KP can't complain
Bob Willis says England are right to omit Kevin Pietersen from the provisional World Twenty20 squad.
Last Updated: 19/07/12 2:10pm
Kevin Pietersen can have no complaints about his omission from England's 30-man squad for the 2012 World Twenty20.
He cut his own cloth when he quit limited-overs cricket in May and now he's got to live with that decision.
Andy Flower was never going to be messed around by him and while the door is not entirely shut on Pietersen the onus is on him to come around to England's way of thinking. England omit Pietersen.
I don't think Flower and ECB managing director Hugh Morris have particularly fallen out with Pietesen but they won't kowtow to him, otherwise what is the point of those lucrative central contracts?

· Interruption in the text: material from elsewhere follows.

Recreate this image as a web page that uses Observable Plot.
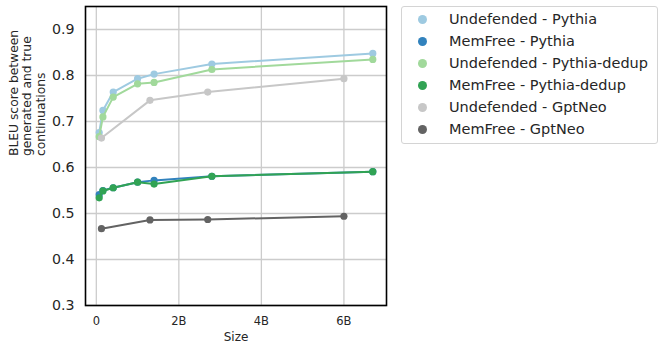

From day one Flower has made it clear that he won't be dictated to and has no intention of paving the way for a new breed of mercenary cricketers whose globe-trotting ambitions could hurt English cricket.
Once you make an exception for one player to compete for the full six weeks of the IPL (which, incidentally, is far too long a competition) there's no justification for stopping players competing in other premier T20 competitions around the world.
So players have to make their choice: do they want to become batsmen and bowlers for hire or are they fully committed to an England career?
As things stand, England are digging their heels in and rightly so.
Players can't expect to go away for the IPL and come back and sit out 50-over cricket in order to have a rest while still playing for the T20 side.
England are very much part of the ICC, who are trying to maintain Test match cricket as the pinnacle as the game, so it's only natural that Flower should do everything within his power to protect the integrity of the five-day game and England's ranking as the best side in the world.
Ahead of the first Test against South Africa, England captain Andrew Strauss and James Anderson both dismissed the idea that all this talk about Pietersen's future will affect England's chances against South Africa and I have to agree.
More to the point Pietersen will be more motivated than ever against South Africa because as things stand this is his only format in which he now wears the England colours.
Any runs at the wicket are good runs but Pietersen's double-hundred against Lancashire could not have been better timed ahead of the series.
We all know that Guildford is a postage stamp-sized ground with a very flat, slow pitch while Lancashire's bowling attack is not that terrific, but even so you can't knock time in the middle.
The great thing from England's point of view is that I can't remember a recent Test series where each of the top six - even seven - batsmen are all in top form.
There's usually one or two scratching around for runs but that's not the case right now; I just hope I haven't put the mockers on it!
In English conditions the hosts will start as favourites, but this series is going to be no easy ride.
In Dale Steyn, England are up against the best bowler in the world while four of South Africa's top five - AB de Villiers, Jacques Kallis, Hashim Amla and Graeme Smith - are in the top 10 of the batting rankings.
Kallis is possibly the greatest all-round cricketer of all time - certainly his statistics would suggest as much. Out of all of South Africa's rich array of talent, he's the one I would least like to bowl at if my time was now. Quite simply he's an awesome competitor.
Let's hope the weather doesn't spoil what should be a great series.